* Written request
Return the material exactly as supplied, apart from the pictures, which are omitted.

* Source excerpt
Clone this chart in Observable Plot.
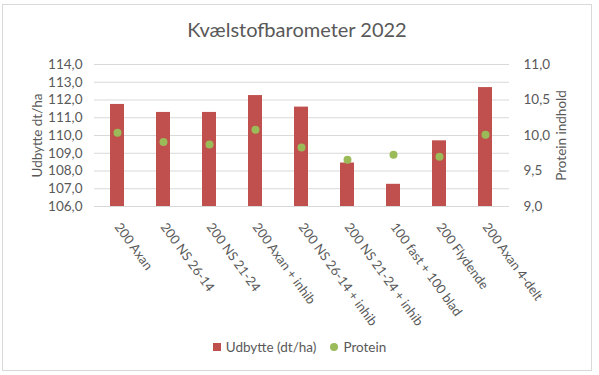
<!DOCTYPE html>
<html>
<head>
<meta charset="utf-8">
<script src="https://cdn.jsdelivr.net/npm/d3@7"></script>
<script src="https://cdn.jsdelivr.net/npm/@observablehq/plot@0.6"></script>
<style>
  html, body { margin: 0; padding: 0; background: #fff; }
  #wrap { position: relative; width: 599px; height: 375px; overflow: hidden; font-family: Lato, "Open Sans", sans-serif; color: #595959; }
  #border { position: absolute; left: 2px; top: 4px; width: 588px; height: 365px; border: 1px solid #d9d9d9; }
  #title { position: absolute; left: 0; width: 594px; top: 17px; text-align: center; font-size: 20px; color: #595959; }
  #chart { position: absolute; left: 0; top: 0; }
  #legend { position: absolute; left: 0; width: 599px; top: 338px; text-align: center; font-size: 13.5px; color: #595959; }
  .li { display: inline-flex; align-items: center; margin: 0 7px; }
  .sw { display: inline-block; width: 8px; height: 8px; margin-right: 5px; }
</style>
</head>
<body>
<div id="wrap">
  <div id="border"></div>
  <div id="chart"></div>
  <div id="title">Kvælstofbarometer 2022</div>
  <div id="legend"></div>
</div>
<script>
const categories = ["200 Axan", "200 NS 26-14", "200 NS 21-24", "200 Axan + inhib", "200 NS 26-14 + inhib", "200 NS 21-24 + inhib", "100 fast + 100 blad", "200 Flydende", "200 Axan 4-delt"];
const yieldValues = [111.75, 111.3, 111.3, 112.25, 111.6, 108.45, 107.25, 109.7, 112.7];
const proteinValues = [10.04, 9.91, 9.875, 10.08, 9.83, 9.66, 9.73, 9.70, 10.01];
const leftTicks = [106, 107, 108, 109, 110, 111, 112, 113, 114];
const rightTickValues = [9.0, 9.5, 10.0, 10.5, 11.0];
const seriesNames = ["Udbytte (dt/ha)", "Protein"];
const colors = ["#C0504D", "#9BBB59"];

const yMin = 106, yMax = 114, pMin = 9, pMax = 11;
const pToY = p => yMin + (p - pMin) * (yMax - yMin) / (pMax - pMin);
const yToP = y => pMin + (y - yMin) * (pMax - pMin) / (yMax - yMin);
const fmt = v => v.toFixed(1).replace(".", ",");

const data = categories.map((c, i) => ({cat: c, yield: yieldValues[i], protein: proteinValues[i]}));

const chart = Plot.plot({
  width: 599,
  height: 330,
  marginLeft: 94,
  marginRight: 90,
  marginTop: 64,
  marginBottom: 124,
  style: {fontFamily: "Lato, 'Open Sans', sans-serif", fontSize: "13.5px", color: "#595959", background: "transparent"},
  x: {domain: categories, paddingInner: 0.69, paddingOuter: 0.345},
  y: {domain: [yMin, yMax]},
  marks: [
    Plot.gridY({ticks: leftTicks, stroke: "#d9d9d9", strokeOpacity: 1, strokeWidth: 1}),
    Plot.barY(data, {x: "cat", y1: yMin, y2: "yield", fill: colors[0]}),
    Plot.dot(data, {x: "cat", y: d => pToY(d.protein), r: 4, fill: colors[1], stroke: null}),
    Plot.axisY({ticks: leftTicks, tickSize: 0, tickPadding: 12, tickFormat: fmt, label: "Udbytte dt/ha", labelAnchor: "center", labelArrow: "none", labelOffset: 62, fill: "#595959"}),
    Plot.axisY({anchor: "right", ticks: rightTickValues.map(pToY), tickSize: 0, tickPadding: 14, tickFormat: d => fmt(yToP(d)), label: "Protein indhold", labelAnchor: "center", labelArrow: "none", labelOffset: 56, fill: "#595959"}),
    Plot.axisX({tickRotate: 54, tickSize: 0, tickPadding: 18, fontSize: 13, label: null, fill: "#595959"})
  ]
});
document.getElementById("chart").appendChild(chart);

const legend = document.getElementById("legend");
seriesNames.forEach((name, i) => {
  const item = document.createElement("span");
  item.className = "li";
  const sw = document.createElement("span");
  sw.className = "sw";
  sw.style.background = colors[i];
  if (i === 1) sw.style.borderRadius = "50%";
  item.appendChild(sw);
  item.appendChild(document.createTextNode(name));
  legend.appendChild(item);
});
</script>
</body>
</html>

* Answer for the task
Clone this chart in Observable Plot.
<!DOCTYPE html>
<html>
<head>
<meta charset="utf-8">
<script src="https://cdn.jsdelivr.net/npm/d3@7"></script>
<script src="https://cdn.jsdelivr.net/npm/@observablehq/plot@0.6"></script>
<style>
  html, body { margin: 0; padding: 0; background: #fff; }
  #wrap { position: relative; width: 599px; height: 375px; overflow: hidden; font-family: Lato, "Open Sans", sans-serif; color: #595959; }
  #border { position: absolute; left: 2px; top: 4px; width: 588px; height: 365px; border: 1px solid #d9d9d9; }
  #title { position: absolute; left: 0; width: 594px; top: 17px; text-align: center; font-size: 20px; color: #595959; }
  #chart { position: absolute; left: 0; top: 0; }
  #legend { position: absolute; left: 0; width: 599px; top: 338px; text-align: center; font-size: 13.5px; color: #595959; }
  .li { display: inline-flex; align-items: center; margin: 0 7px; }
  .sw { display: inline-block; width: 8px; height: 8px; margin-right: 5px; }
</style>
</head>
<body>
<div id="wrap">
  <div id="border"></div>
  <div id="chart"></div>
  <div id="title">Kvælstofbarometer 2022</div>
  <div id="legend"></div>
</div>
<script>
const categories = ["200 Axan", "200 NS 26-14", "200 NS 21-24", "200 Axan + inhib", "200 NS 26-14 + inhib", "200 NS 21-24 + inhib", "100 fast + 100 blad", "200 Flydende", "200 Axan 4-delt"];
const yieldValues = [111.75, 111.3, 111.3, 112.25, 111.6, 108.45, 107.25, 109.7, 112.7];
const proteinValues = [10.04, 9.91, 9.875, 10.08, 9.83, 9.66, 9.73, 9.70, 10.01];
const leftTicks = [106, 107, 108, 109, 110, 111, 112, 113, 114];
const rightTickValues = [9.0, 9.5, 10.0, 10.5, 11.0];
const seriesNames = ["Udbytte (dt/ha)", "Protein"];
const colors = ["#C0504D", "#9BBB59"];

const yMin = 106, yMax = 114, pMin = 9, pMax = 11;
const pToY = p => yMin + (p - pMin) * (yMax - yMin) / (pMax - pMin);
const yToP = y => pMin + (y - yMin) * (pMax - pMin) / (yMax - yMin);
const fmt = v => v.toFixed(1).replace(".", ",");

const data = categories.map((c, i) => ({cat: c, yield: yieldValues[i], protein: proteinValues[i]}));

const chart = Plot.plot({
  width: 599,
  height: 330,
  marginLeft: 94,
  marginRight: 90,
  marginTop: 64,
  marginBottom: 124,
  style: {fontFamily: "Lato, 'Open Sans', sans-serif", fontSize: "13.5px", color: "#595959", background: "transparent"},
  x: {domain: categories, paddingInner: 0.69, paddingOuter: 0.345},
  y: {domain: [yMin, yMax]},
  marks: [
    Plot.gridY({ticks: leftTicks, stroke: "#d9d9d9", strokeOpacity: 1, strokeWidth: 1}),
    Plot.barY(data, {x: "cat", y1: yMin, y2: "yield", fill: colors[0]}),
    Plot.dot(data, {x: "cat", y: d => pToY(d.protein), r: 4, fill: colors[1], stroke: null}),
    Plot.axisY({ticks: leftTicks, tickSize: 0, tickPadding: 12, tickFormat: fmt, label: "Udbytte dt/ha", labelAnchor: "center", labelArrow: "none", labelOffset: 62, fill: "#595959"}),
    Plot.axisY({anchor: "right", ticks: rightTickValues.map(pToY), tickSize: 0, tickPadding: 14, tickFormat: d => fmt(yToP(d)), label: "Protein indhold", labelAnchor: "center", labelArrow: "none", labelOffset: 56, fill: "#595959"}),
    Plot.axisX({tickRotate: 54, tickSize: 0, tickPadding: 18, fontSize: 13, label: null, fill: "#595959"})
  ]
});
document.getElementById("chart").appendChild(chart);

const legend = document.getElementById("legend");
seriesNames.forEach((name, i) => {
  const item = document.createElement("span");
  item.className = "li";
  const sw = document.createElement("span");
  sw.className = "sw";
  sw.style.background = colors[i];
  if (i === 1) sw.style.borderRadius = "50%";
  item.appendChild(sw);
  item.appendChild(document.createTextNode(name));
  legend.appendChild(item);
});
</script>
</body>
</html>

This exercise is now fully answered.